[Singaporean Literature]

Lee Kuan Yew on the Opposition of Civil Liberties and Stability, Security, and Economic Progress

George P. Landow, Professor of English and Art History, Brown University; Distinguished Visiting Professor, National University of Singapore, 1998-1999

As the authors of Lee Kuan Yew: The Man and His Ideas (1998) point out, Lee rejected "the notion that all men yearned for democratic freedoms, prizing free speech and the vote over other needs such as economic development. Asian societies, he contended, were different, having evolved separately from the West over the centuries" [126]. Lee also argued, "somewhat controversially," that "notions of absolute rights to freedom for individuals would sometimes have to be compromised in order to help maintain public order and security." He was therefore willing to suspend the right of habeas corpus, "or an open and fair trial, for known criminals or political agitators" on the grounds that "witnesses were too cowed to come forward to testify against them.

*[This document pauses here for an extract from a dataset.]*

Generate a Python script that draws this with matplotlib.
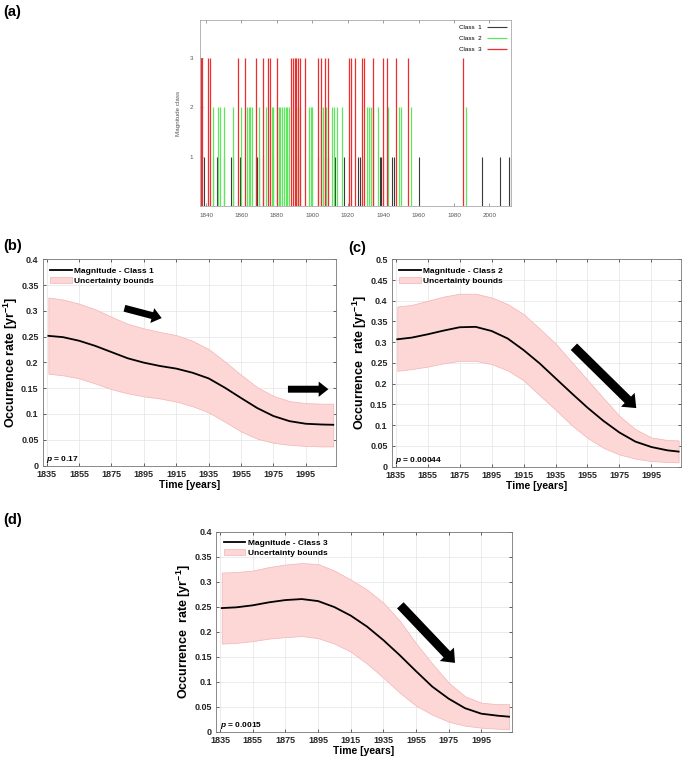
import matplotlib
matplotlib.use('Agg')
import matplotlib.pyplot as plt
from matplotlib.patches import FancyArrowPatch

plt.rcParams['font.family'] = ['Liberation Sans', 'DejaVu Sans']
plt.rcParams['mathtext.fontset'] = 'custom'
plt.rcParams['mathtext.rm'] = 'Liberation Sans'
plt.rcParams['mathtext.it'] = 'Liberation Sans:italic'
plt.rcParams['mathtext.bf'] = 'Liberation Sans:bold'
plt.rcParams['mathtext.bfit'] = 'Liberation Sans:italic:bold'

# (a) event years per magnitude class
class1_years = [1839, 1844, 1846, 1850, 1854, 1855, 1859, 1868, 1869, 1870, 1872, 1878,
                1886, 1892, 1899, 1903, 1907, 1909, 1913, 1918, 1921, 1926, 1927, 1938,
                1939, 1940, 1945, 1946, 1960, 1996, 2006, 2011, 2012]
class2_years = [1844, 1847, 1848, 1850, 1855, 1860, 1863, 1864, 1865, 1866, 1870, 1874,
                1877, 1878, 1880, 1881, 1882, 1883, 1884, 1885, 1886, 1887, 1891, 1892,
                1893, 1898, 1899, 1900, 1905, 1906, 1908, 1911, 1912, 1914, 1917, 1931,
                1932, 1933, 1934, 1937, 1943, 1949, 1950, 1956, 1987]
class3_years = [1837, 1838, 1841, 1842, 1858, 1862, 1868, 1872, 1875, 1876, 1880, 1888,
                1889, 1890, 1891, 1892, 1893, 1896, 1903, 1905, 1907, 1909, 1921, 1922,
                1924, 1928, 1929, 1934, 1940, 1942, 1947, 1954, 1985]
a_xticks = [1840, 1860, 1880, 1900, 1920, 1940, 1960, 1980, 2000]

# (b)-(d) occurrence rate curves
years = [1836, 1845, 1855, 1865, 1875, 1885, 1895, 1905, 1915, 1925, 1935, 1945,
         1955, 1965, 1975, 1985, 1995, 2005, 2012]
mean1 = [0.2515, 0.249, 0.242, 0.232, 0.220, 0.208, 0.1995, 0.193, 0.188, 0.180, 0.169,
         0.151, 0.131, 0.1115, 0.096, 0.086, 0.081, 0.0795, 0.079]
upper1 = [0.326, 0.322, 0.314, 0.303, 0.2885, 0.275, 0.266, 0.259, 0.253, 0.242, 0.226,
          0.202, 0.176, 0.152, 0.135, 0.125, 0.121, 0.120, 0.120]
lower1 = [0.178, 0.175, 0.169, 0.159, 0.148, 0.140, 0.134, 0.130, 0.124, 0.115, 0.103,
          0.085, 0.066, 0.052, 0.044, 0.040, 0.038, 0.037, 0.037]
mean2 = [0.307, 0.311, 0.319, 0.328, 0.336, 0.337, 0.327, 0.309, 0.281, 0.249, 0.213,
         0.177, 0.142, 0.110, 0.082, 0.060, 0.047, 0.039, 0.036]
upper2 = [0.386, 0.390, 0.400, 0.410, 0.417, 0.417, 0.408, 0.392, 0.368, 0.333, 0.297,
          0.253, 0.209, 0.165, 0.122, 0.090, 0.070, 0.064, 0.063]
lower2 = [0.231, 0.235, 0.241, 0.249, 0.255, 0.255, 0.247, 0.232, 0.208, 0.172, 0.137,
          0.100, 0.069, 0.045, 0.029, 0.019, 0.013, 0.011, 0.010]
mean3 = [0.247, 0.2485, 0.2525, 0.2585, 0.263, 0.265, 0.261, 0.249, 0.232, 0.210, 0.183,
         0.153, 0.121, 0.090, 0.066, 0.047, 0.036, 0.032, 0.030]
upper3 = [0.318, 0.319, 0.322, 0.329, 0.334, 0.337, 0.335, 0.322, 0.304, 0.284, 0.258,
          0.222, 0.177, 0.136, 0.098, 0.071, 0.058, 0.055, 0.055]
lower3 = [0.176, 0.1775, 0.181, 0.186, 0.189, 0.191, 0.187, 0.176, 0.160, 0.136, 0.108,
          0.078, 0.052, 0.034, 0.020, 0.012, 0.008, 0.006, 0.005]
time_ticks = [1835, 1855, 1875, 1895, 1915, 1935, 1955, 1975, 1995]
yticks_04 = [0, 0.05, 0.1, 0.15, 0.2, 0.25, 0.3, 0.35, 0.4]
yticks_05 = [0, 0.05, 0.1, 0.15, 0.2, 0.25, 0.3, 0.35, 0.4, 0.45, 0.5]

# trend arrows (tail, head) in data units
arrows1 = [((1883, 0.305), (1906, 0.286)), ((1984, 0.148), (2009, 0.148))]
arrows2 = [((1946.5, 0.289), (1985.5, 0.141))]
arrows3 = [((1945.4, 0.2525), (1978.9, 0.1375))]

W, H = 685, 759
fig = plt.figure(figsize=(W / 100, H / 100), dpi=100)


def rect(l, t, r, b):
    return [l / W, 1 - b / H, (r - l) / W, (b - t) / H]


# ---- (a)
ax = fig.add_axes(rect(200, 20, 511, 206))
ax.vlines(class1_years, 0, 1, colors='#3a3a3a', lw=0.8, label='Class  1')
ax.vlines(class2_years, 0, 2, colors='#5ee65e', lw=0.9, label='Class  2')
ax.vlines(class3_years, 0, 3, colors='#ee2e2e', lw=0.9, label='Class  3')
ax.set_xlim(1836.6, 2012.2)
ax.set_ylim(0, 3.76)
ax.set_xticks(a_xticks)
ax.set_yticks([1, 2, 3])
ax.tick_params(labelsize=4.5, colors='#555555', direction='in', length=2, width=0.4,
               top=True, pad=5)
for s in ax.spines.values():
    s.set_color('#999999')
    s.set_linewidth(0.5)
ax.set_ylabel('Magnitude class', fontsize=4.5, color='#555555', labelpad=6)
ax.legend(loc='upper right', markerfirst=False, frameon=False, fontsize=4.5,
          handlelength=3.2, labelspacing=0.9, borderaxespad=0.3)


def arrow_style(arrows):
    if len(arrows) > 1:
        return 'simple,head_width=1.1,head_length=0.7,tail_width=0.5'
    return 'simple,head_width=1.4,head_length=0.85,tail_width=0.65'


def rate_panel(box, mean, upper, lower, yticks, name, pval, arrows, ylab):
    ax = fig.add_axes(rect(*box))
    ax.fill_between(years, lower, upper, facecolor='#fdd6d6', edgecolor='#f3b4b4',
                    lw=0.5, label='Uncertainty bounds')
    ln, = ax.plot(years, mean, color='black', lw=1.3, label=name)
    ax.set_xlim(1832.5, 2013.5)
    ax.set_ylim(yticks[0], yticks[-1])
    ax.set_xticks(time_ticks)
    ax.set_yticks(yticks)
    ax.set_yticklabels(['%g' % v for v in yticks])
    ax.grid(True, color='#e4e4e4', lw=0.5)
    ax.set_axisbelow(True)
    ax.tick_params(labelsize=6.5, colors='#262626', direction='in', length=2.5,
                   width=0.5, top=True, right=True, pad=3)
    for t in ax.get_xticklabels() + ax.get_yticklabels():
        t.set_fontweight('bold')
    for s in ax.spines.values():
        s.set_color('#777777')
        s.set_linewidth(0.6)
    ax.set_xlabel('Time [years]', fontsize=7.5, weight='bold', labelpad=1)
    ax.set_ylabel(ylab, fontsize=9, weight='bold')
    # right edge of the rotated label sits ~23 px left of the axis
    ax.yaxis.set_label_coords(-23 / (box[2] - box[0]), 0.5)
    h, l = ax.get_legend_handles_labels()
    ax.legend([ln, h[0]], [name, 'Uncertainty bounds'], loc='upper left', frameon=False,
              prop={'weight': 'bold', 'size': 6}, handlelength=2.6, labelspacing=0.25,
              borderaxespad=0.5, handletextpad=0.3)
    ax.text(0.012, 0.022, r'$\mathbfit{p}$ = ' + pval, transform=ax.transAxes,
            fontsize=6, weight='bold')
    for tail, head in arrows:
        ax.add_patch(FancyArrowPatch(tail, head, arrowstyle=arrow_style(arrows),
                                     mutation_scale=10, color='black', lw=0,
                                     shrinkA=0, shrinkB=0))
    return ax


rate_panel((42.7, 259.3, 335.7, 465.5), mean1, upper1, lower1, yticks_04,
           'Magnitude - Class 1', '0.17', arrows1, 'Occurrence rate [yr$^{\\mathbf{-1}}$]')
rate_panel((391.7, 259.3, 681, 466.5), mean2, upper2, lower2, yticks_05,
           'Magnitude - Class 2', '0.00044', arrows2, 'Occurrence  rate [yr$^{\\mathbf{-1}}$]')
rate_panel((216, 531.5, 511.5, 731.7), mean3, upper3, lower3, yticks_04,
           'Magnitude - Class 3', '0.0015', arrows3, 'Occurrence  rate [yr$^{\\mathbf{-1}}$]')

fig.text(3 / W, 1 - 12 / H, '(a)', fontsize=10.5, weight='bold', va='center')
fig.text(3 / W, 1 - 246 / H, '(b)', fontsize=10.5, weight='bold', va='center')
fig.text(348 / W, 1 - 248 / H, '(c)', fontsize=10.5, weight='bold', va='center')
fig.text(3 / W, 1 - 520 / H, '(d)', fontsize=10.5, weight='bold', va='center')

fig.savefig('out.png', dpi=100)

In his May 1991 address to the Asahi Shimbun symposium, Lee argued that Asians "want higher standards of living in an orderly society. They want to have as much individual choice in lifestyle, political liberties and freedoms as is compatible with the interests of the community." He granted that once a country has attained a certain level of education and industrialization, it "may need representative government . . . to reconcile conflicting group interests in society and maintain social order and stability. Representative government is also one way for a people to forge a new consensus, a social compact, on how a society settles the trade-off between further rapid economic growth and individual freedoms." [147]

References

Han Fook Kwang, Warren Fernandez, Sumiko Tan. Lee Kuan Yew: The Man and His Ideas. Singapore: Times, 1998.